We don’t know whether within an occupation, earnings are being driven by discrimination or by differences in ability.
What we need to control for then is occupation and ability.
But we don’t know the nature of ability, so we can’t condition on it.
clear all
set obs 10000
* Half of the population is female.
generate female = runiform()>=0.5
* Innate ability is independent of gender.
generate ability = rnormal()
* All women experience discrimination.
generate discrimination = female
* Data generating processes
// occupation is a function of ability, and discrimination as in DAG
generate occupation = (1) + (2)*ability + (0)*female + (-2)*discrimination + rnormal()
generate wage = (1) + (-1)*discrimination + (1)*occupation + 2*ability + rnormal()
* Regressions
regress wage discrimination
regress wage discrimination occupation
regress wage discrimination occupation ability
Lessons from Colliders: Bad Controls
Econometrics in many cases takes a “kitchen sink” approach to regression.
The idea is that the more controls you have, the better your estimate of the causal effect.
But this is not true.
Conditioning on a collider can open up backdoor paths and create spurious correlations.

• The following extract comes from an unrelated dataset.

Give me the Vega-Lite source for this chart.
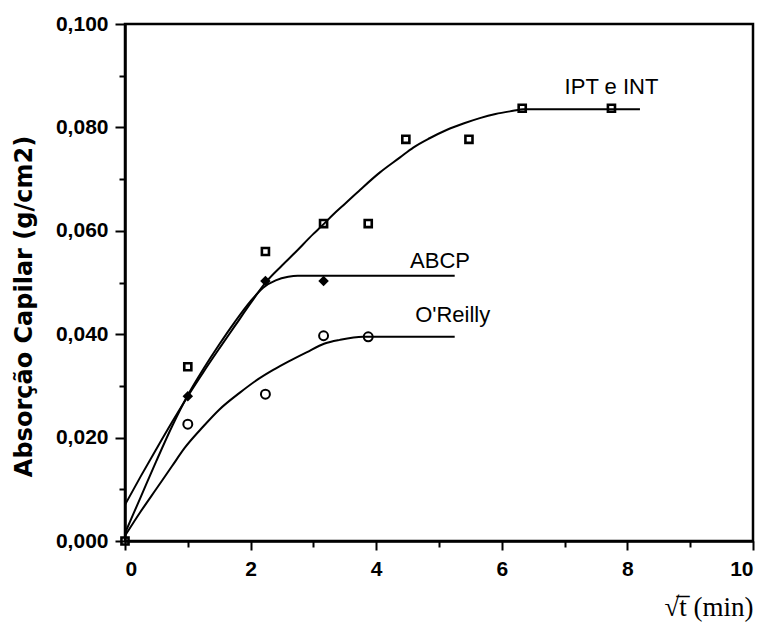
{
  "$schema": "https://vega.github.io/schema/vega-lite/v6.json",
  "width": 628,
  "height": 517,
  "autosize": {"type": "none"},
  "padding": {"left": 125, "top": 24, "right": 12, "bottom": 84},
  "background": "white",
  "config": {
    "view": {"stroke": "black", "strokeWidth": 2.5},
    "axis": {
      "domainColor": "black", "domainWidth": 2.5, "tickColor": "black", "tickWidth": 2,
      "labelFont": "Liberation Sans", "labelFontWeight": "bold", "labelFontSize": 21, "labelColor": "black",
      "grid": false
    }
  },
  "datasets": {
    "curves": [
      {"series": "IPT e INT", "x": 0, "y": 0.0070},
      {"series": "IPT e INT", "x": 0.25, "y": 0.0125},
      {"series": "IPT e INT", "x": 0.5, "y": 0.0178},
      {"series": "IPT e INT", "x": 0.75, "y": 0.0230},
      {"series": "IPT e INT", "x": 1.0, "y": 0.0280},
      {"series": "IPT e INT", "x": 1.25, "y": 0.0327},
      {"series": "IPT e INT", "x": 1.5, "y": 0.0372},
      {"series": "IPT e INT", "x": 1.75, "y": 0.0416},
      {"series": "IPT e INT", "x": 2.0, "y": 0.0460},
      {"series": "IPT e INT", "x": 2.26, "y": 0.0503},
      {"series": "IPT e INT", "x": 2.5, "y": 0.0533},
      {"series": "IPT e INT", "x": 2.71, "y": 0.0558},
      {"series": "IPT e INT", "x": 3.0, "y": 0.0594},
      {"series": "IPT e INT", "x": 3.13, "y": 0.0609},
      {"series": "IPT e INT", "x": 3.32, "y": 0.0632},
      {"series": "IPT e INT", "x": 3.5, "y": 0.0652},
      {"series": "IPT e INT", "x": 3.75, "y": 0.0680},
      {"series": "IPT e INT", "x": 4.06, "y": 0.0713},
      {"series": "IPT e INT", "x": 4.38, "y": 0.0742},
      {"series": "IPT e INT", "x": 4.59, "y": 0.0761},
      {"series": "IPT e INT", "x": 4.85, "y": 0.0779},
      {"series": "IPT e INT", "x": 5.12, "y": 0.0795},
      {"series": "IPT e INT", "x": 5.4, "y": 0.0808},
      {"series": "IPT e INT", "x": 5.65, "y": 0.0818},
      {"series": "IPT e INT", "x": 5.9, "y": 0.0826},
      {"series": "IPT e INT", "x": 6.18, "y": 0.0832},
      {"series": "IPT e INT", "x": 6.34, "y": 0.0835},
      {"series": "IPT e INT", "x": 8.2, "y": 0.0835},
      {"series": "ABCP", "x": 0, "y": 0.0015},
      {"series": "ABCP", "x": 0.25, "y": 0.0085},
      {"series": "ABCP", "x": 0.5, "y": 0.0155},
      {"series": "ABCP", "x": 0.75, "y": 0.0222},
      {"series": "ABCP", "x": 1.0, "y": 0.0282},
      {"series": "ABCP", "x": 1.25, "y": 0.0333},
      {"series": "ABCP", "x": 1.5, "y": 0.0380},
      {"series": "ABCP", "x": 1.75, "y": 0.0424},
      {"series": "ABCP", "x": 2.0, "y": 0.0464},
      {"series": "ABCP", "x": 2.2, "y": 0.0490},
      {"series": "ABCP", "x": 2.4, "y": 0.0504},
      {"series": "ABCP", "x": 2.6, "y": 0.0511},
      {"series": "ABCP", "x": 2.75, "y": 0.0513},
      {"series": "ABCP", "x": 5.25, "y": 0.0513},
      {"series": "O'Reilly", "x": 0, "y": 0.0010},
      {"series": "O'Reilly", "x": 0.25, "y": 0.0057},
      {"series": "O'Reilly", "x": 0.5, "y": 0.0101},
      {"series": "O'Reilly", "x": 0.75, "y": 0.0145},
      {"series": "O'Reilly", "x": 0.95, "y": 0.0180},
      {"series": "O'Reilly", "x": 1.25, "y": 0.0222},
      {"series": "O'Reilly", "x": 1.5, "y": 0.0254},
      {"series": "O'Reilly", "x": 1.83, "y": 0.0287},
      {"series": "O'Reilly", "x": 2.12, "y": 0.0313},
      {"series": "O'Reilly", "x": 2.36, "y": 0.0331},
      {"series": "O'Reilly", "x": 2.6, "y": 0.0347},
      {"series": "O'Reilly", "x": 2.89, "y": 0.0365},
      {"series": "O'Reilly", "x": 3.18, "y": 0.0382},
      {"series": "O'Reilly", "x": 3.42, "y": 0.0389},
      {"series": "O'Reilly", "x": 3.79, "y": 0.0395},
      {"series": "O'Reilly", "x": 5.25, "y": 0.0395}
    ],
    "points": [
      {"series": "IPT e INT", "x": 0, "y": 0},
      {"series": "IPT e INT", "x": 1, "y": 0.0337},
      {"series": "IPT e INT", "x": 2.236, "y": 0.0560},
      {"series": "IPT e INT", "x": 3.162, "y": 0.0614},
      {"series": "IPT e INT", "x": 3.873, "y": 0.0614},
      {"series": "IPT e INT", "x": 4.472, "y": 0.0777},
      {"series": "IPT e INT", "x": 5.477, "y": 0.0777},
      {"series": "IPT e INT", "x": 6.325, "y": 0.0837},
      {"series": "IPT e INT", "x": 7.746, "y": 0.0837},
      {"series": "ABCP", "x": 1, "y": 0.0280},
      {"series": "ABCP", "x": 2.236, "y": 0.0503},
      {"series": "ABCP", "x": 3.162, "y": 0.0503},
      {"series": "O'Reilly", "x": 1, "y": 0.0226},
      {"series": "O'Reilly", "x": 2.236, "y": 0.0284},
      {"series": "O'Reilly", "x": 3.162, "y": 0.0397},
      {"series": "O'Reilly", "x": 3.873, "y": 0.0395}
    ],
    "labels": [
      {"series": "IPT e INT", "x": 7.0, "y": 0.0864},
      {"series": "ABCP", "x": 4.54, "y": 0.0529},
      {"series": "O'Reilly", "x": 4.62, "y": 0.0423}
    ]
  },
  "layer": [
    {
      "data": {"name": "curves"},
      "mark": {"type": "line", "color": "black", "strokeWidth": 2, "interpolate": "monotone"},
      "encoding": {
        "x": {
          "field": "x", "type": "quantitative",
          "scale": {"domain": [0, 10], "nice": false, "zero": false},
          "axis": {
            "values": [0, 1, 2, 3, 4, 5, 6, 7, 8, 9, 10],
            "labelExpr": "datum.value % 2 === 0 ? format(datum.value, 'd') : ''",
            "tickSize": {"condition": {"test": "datum.value % 2 === 0", "value": 9}, "value": 6},
            "labelPadding": 8,
            "title": "√t̅  (min)",
            "titleFont": "Liberation Serif", "titleFontSize": 27, "titleFontWeight": "normal", "titleColor": "black",
            "titleAnchor": "end", "titleBaseline": "alphabetic", "titleY": 74
          }
        },
        "y": {
          "field": "y", "type": "quantitative",
          "scale": {"domain": [0, 0.1], "nice": false, "zero": false},
          "axis": {
            "values": [0, 0.01, 0.02, 0.03, 0.04, 0.05, 0.06, 0.07, 0.08, 0.09, 0.1],
            "labelExpr": "round(datum.value * 100) % 2 === 0 ? replace(format(datum.value, '.3f'), '.', ',') : ''",
            "tickSize": {"condition": {"test": "round(datum.value * 100) % 2 === 0", "value": 10}, "value": 6},
            "labelPadding": 7,
            "title": "Absorção Capilar (g/cm2)",
            "titleFont": "DejaVu Sans", "titleFontSize": 24, "titleFontWeight": "bold", "titleColor": "black",
            "titleX": -101, "titleY": 282, "titleBaseline": "middle", "titleAlign": "center", "titleAngle": 270
          }
        },
        "detail": {"field": "series"}
      }
    },
    {
      "data": {"name": "points"},
      "transform": [{"filter": "datum.series === 'IPT e INT'"}],
      "mark": {"type": "point", "shape": "square", "filled": false, "color": "black", "strokeWidth": 2.6, "size": 50, "opacity": 1},
      "encoding": {
        "x": {"field": "x", "type": "quantitative"},
        "y": {"field": "y", "type": "quantitative"}
      }
    },
    {
      "data": {"name": "points"},
      "transform": [{"filter": "datum.series === 'ABCP'"}],
      "mark": {"type": "point", "shape": "diamond", "filled": true, "color": "black", "size": 110, "opacity": 1},
      "encoding": {
        "x": {"field": "x", "type": "quantitative"},
        "y": {"field": "y", "type": "quantitative"}
      }
    },
    {
      "data": {"name": "points"},
      "transform": [{"filter": "datum.series === \"O'Reilly\""}],
      "mark": {"type": "point", "shape": "circle", "filled": false, "color": "black", "strokeWidth": 2, "size": 80, "opacity": 1},
      "encoding": {
        "x": {"field": "x", "type": "quantitative"},
        "y": {"field": "y", "type": "quantitative"}
      }
    },
    {
      "data": {"name": "labels"},
      "mark": {"type": "text", "align": "left", "baseline": "alphabetic", "font": "Liberation Sans", "fontSize": 22, "color": "black"},
      "encoding": {
        "x": {"field": "x", "type": "quantitative"},
        "y": {"field": "y", "type": "quantitative"},
        "text": {"field": "series"}
      }
    }
  ]
}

This is a form of “bad control”.
Bad controls are variables that are not causally related to the outcome variable, but are included in the model anyway.
Bad controls can create bias in the estimates of the causal effect of the included variables on the outcome variable.
Colliders as Sample Selection
Sample selection is a form of collider bias.
When we condition on a sample that is not representative of the population, we are conditioning on a collider.
This can create spurious correlations between the variables in the sample.
We will talk about sample selection in more detail later in the course.
What do DAGs teach us?
Causality and causal inference is not a one-size-fits-all approach.
It is not something that more data can solve.
Causation is about understanding the underlying processes that drive the relationships between variables.
It involves creating a model of the system
And therefore, all causal arguments require assumptions.